Data segment:

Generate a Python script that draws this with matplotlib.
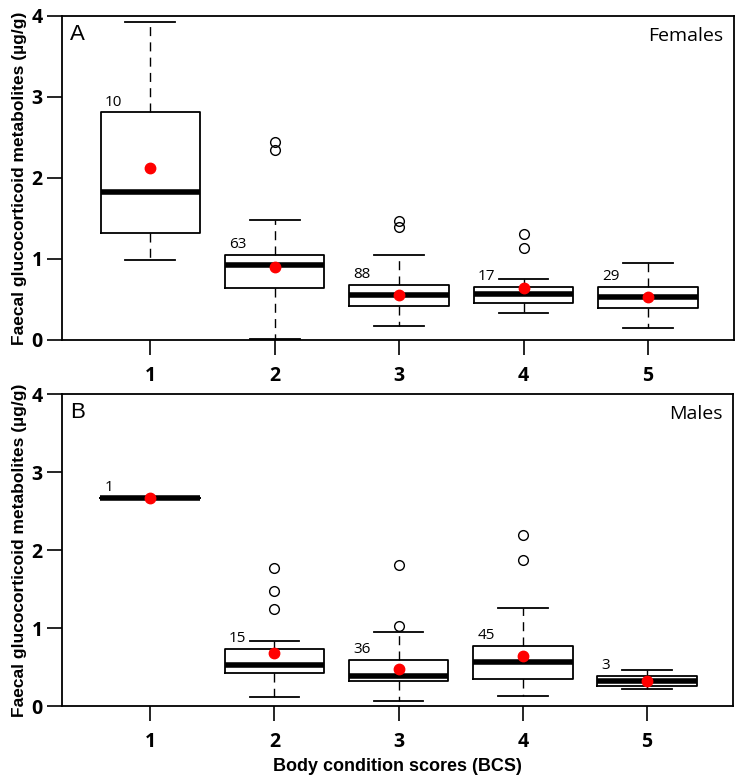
import matplotlib
matplotlib.use("Agg")
import matplotlib.pyplot as plt

# Body condition scores
bcs = [1, 2, 3, 4, 5]

# Females (panel A)
f_whislo = [0.99, 0.01, 0.17, 0.33, 0.15]
f_q1 = [1.32, 0.64, 0.42, 0.46, 0.39]
f_med = [1.83, 0.92, 0.55, 0.57, 0.53]
f_q3 = [2.81, 1.05, 0.68, 0.66, 0.66]
f_whishi = [3.92, 1.48, 1.05, 0.75, 0.95]
f_mean = [2.12, 0.90, 0.55, 0.64, 0.53]
f_fliers = [[], [2.44, 2.34], [1.47, 1.40], [1.31, 1.14], []]
f_n = [10, 63, 88, 17, 29]

# Males (panel B)
m_whislo = [2.67, 0.11, 0.06, 0.13, 0.22]
m_q1 = [2.67, 0.42, 0.32, 0.35, 0.26]
m_med = [2.67, 0.53, 0.39, 0.57, 0.32]
m_q3 = [2.67, 0.73, 0.59, 0.77, 0.39]
m_whishi = [2.67, 0.84, 0.95, 1.26, 0.46]
m_mean = [2.67, 0.68, 0.48, 0.64, 0.32]
m_fliers = [[], [1.77, 1.48, 1.25], [1.81, 1.02], [2.19, 1.87], []]
m_n = [1, 15, 36, 45, 3]

ylabel = "Faecal glucocorticoid metabolites (\u00b5g/g)"
tick_font = "Open Sans"
label_font = "Liberation Sans"


def draw_panel(ax, whislo, q1, med, q3, whishi, mean, fliers, n, letter, group):
    stats = []
    for i in range(len(bcs)):
        stats.append(dict(whislo=whislo[i], q1=q1[i], med=med[i], q3=q3[i],
                          whishi=whishi[i], fliers=fliers[i], mean=mean[i]))
    ax.bxp(stats, positions=bcs, widths=0.8, showmeans=True, showfliers=True,
           boxprops=dict(color="black", lw=1.3),
           medianprops=dict(color="black", lw=4.0, solid_capstyle="butt"),
           whiskerprops=dict(color="black", lw=1.0, linestyle=(0, (6.5, 4.5))),
           capprops=dict(color="black", lw=1.3),
           capwidths=0.4,
           flierprops=dict(marker="o", markerfacecolor="none", markeredgecolor="black",
                           markersize=7, markeredgewidth=1.0),
           meanprops=dict(marker="o", markerfacecolor="red", markeredgecolor="red",
                          markersize=7.5))
    for i, x in enumerate(bcs):
        ax.annotate(str(n[i]), xy=(x - 0.4, q3[i]), xytext=(3, 2),
                    textcoords="offset points", ha="left", va="bottom",
                    fontsize=11, family="Open Sans")
    ax.set_xlim(0.29, 5.69)
    ax.set_ylim(0, 4)
    ax.set_yticks([0, 1, 2, 3, 4])
    ax.set_xticks(bcs)
    ax.set_xticklabels([str(b) for b in bcs])
    ax.tick_params(axis="both", length=11, width=1.2, labelsize=14)
    ax.tick_params(axis="x", pad=8)
    ax.tick_params(axis="y", pad=3)
    for lab in ax.get_xticklabels() + ax.get_yticklabels():
        lab.set_fontweight("bold")
        lab.set_family(tick_font)
    for sp in ax.spines.values():
        sp.set_linewidth(1.3)
    ax.set_ylabel(ylabel, fontsize=12.5, fontweight="bold", family=label_font, labelpad=3)
    ax.text(0.012, 0.975, letter, transform=ax.transAxes, ha="left", va="top",
            fontsize=16, family=label_font)
    ax.text(0.985, 0.965, group, transform=ax.transAxes, ha="right", va="top",
            fontsize=14, family="Open Sans")


fig = plt.figure(figsize=(7.36, 7.75), dpi=100)
ax1 = fig.add_axes([0.0842, 0.5613, 0.9128, 0.4181])
ax2 = fig.add_axes([0.0842, 0.0890, 0.9114, 0.4026])

draw_panel(ax1, f_whislo, f_q1, f_med, f_q3, f_whishi, f_mean, f_fliers, f_n, "A", "Females")
draw_panel(ax2, m_whislo, m_q1, m_med, m_q3, m_whishi, m_mean, m_fliers, m_n, "B", "Males")

ax2.set_xlabel("Body condition scores (BCS)", fontsize=13, fontweight="bold",
               family=label_font, labelpad=4)

fig.savefig("out.png", dpi=100)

Work to complete:
Take the listing above and restate it word for word, without its pictures.

Solved problem:
Generate a Python script that draws this with matplotlib.
import matplotlib
matplotlib.use("Agg")
import matplotlib.pyplot as plt

# Body condition scores
bcs = [1, 2, 3, 4, 5]

# Females (panel A)
f_whislo = [0.99, 0.01, 0.17, 0.33, 0.15]
f_q1 = [1.32, 0.64, 0.42, 0.46, 0.39]
f_med = [1.83, 0.92, 0.55, 0.57, 0.53]
f_q3 = [2.81, 1.05, 0.68, 0.66, 0.66]
f_whishi = [3.92, 1.48, 1.05, 0.75, 0.95]
f_mean = [2.12, 0.90, 0.55, 0.64, 0.53]
f_fliers = [[], [2.44, 2.34], [1.47, 1.40], [1.31, 1.14], []]
f_n = [10, 63, 88, 17, 29]

# Males (panel B)
m_whislo = [2.67, 0.11, 0.06, 0.13, 0.22]
m_q1 = [2.67, 0.42, 0.32, 0.35, 0.26]
m_med = [2.67, 0.53, 0.39, 0.57, 0.32]
m_q3 = [2.67, 0.73, 0.59, 0.77, 0.39]
m_whishi = [2.67, 0.84, 0.95, 1.26, 0.46]
m_mean = [2.67, 0.68, 0.48, 0.64, 0.32]
m_fliers = [[], [1.77, 1.48, 1.25], [1.81, 1.02], [2.19, 1.87], []]
m_n = [1, 15, 36, 45, 3]

ylabel = "Faecal glucocorticoid metabolites (\u00b5g/g)"
tick_font = "Open Sans"
label_font = "Liberation Sans"


def draw_panel(ax, whislo, q1, med, q3, whishi, mean, fliers, n, letter, group):
    stats = []
    for i in range(len(bcs)):
        stats.append(dict(whislo=whislo[i], q1=q1[i], med=med[i], q3=q3[i],
                          whishi=whishi[i], fliers=fliers[i], mean=mean[i]))
    ax.bxp(stats, positions=bcs, widths=0.8, showmeans=True, showfliers=True,
           boxprops=dict(color="black", lw=1.3),
           medianprops=dict(color="black", lw=4.0, solid_capstyle="butt"),
           whiskerprops=dict(color="black", lw=1.0, linestyle=(0, (6.5, 4.5))),
           capprops=dict(color="black", lw=1.3),
           capwidths=0.4,
           flierprops=dict(marker="o", markerfacecolor="none", markeredgecolor="black",
                           markersize=7, markeredgewidth=1.0),
           meanprops=dict(marker="o", markerfacecolor="red", markeredgecolor="red",
                          markersize=7.5))
    for i, x in enumerate(bcs):
        ax.annotate(str(n[i]), xy=(x - 0.4, q3[i]), xytext=(3, 2),
                    textcoords="offset points", ha="left", va="bottom",
                    fontsize=11, family="Open Sans")
    ax.set_xlim(0.29, 5.69)
    ax.set_ylim(0, 4)
    ax.set_yticks([0, 1, 2, 3, 4])
    ax.set_xticks(bcs)
    ax.set_xticklabels([str(b) for b in bcs])
    ax.tick_params(axis="both", length=11, width=1.2, labelsize=14)
    ax.tick_params(axis="x", pad=8)
    ax.tick_params(axis="y", pad=3)
    for lab in ax.get_xticklabels() + ax.get_yticklabels():
        lab.set_fontweight("bold")
        lab.set_family(tick_font)
    for sp in ax.spines.values():
        sp.set_linewidth(1.3)
    ax.set_ylabel(ylabel, fontsize=12.5, fontweight="bold", family=label_font, labelpad=3)
    ax.text(0.012, 0.975, letter, transform=ax.transAxes, ha="left", va="top",
            fontsize=16, family=label_font)
    ax.text(0.985, 0.965, group, transform=ax.transAxes, ha="right", va="top",
            fontsize=14, family="Open Sans")


fig = plt.figure(figsize=(7.36, 7.75), dpi=100)
ax1 = fig.add_axes([0.0842, 0.5613, 0.9128, 0.4181])
ax2 = fig.add_axes([0.0842, 0.0890, 0.9114, 0.4026])

draw_panel(ax1, f_whislo, f_q1, f_med, f_q3, f_whishi, f_mean, f_fliers, f_n, "A", "Females")
draw_panel(ax2, m_whislo, m_q1, m_med, m_q3, m_whishi, m_mean, m_fliers, m_n, "B", "Males")

ax2.set_xlabel("Body condition scores (BCS)", fontsize=13, fontweight="bold",
               family=label_font, labelpad=4)

fig.savefig("out.png", dpi=100)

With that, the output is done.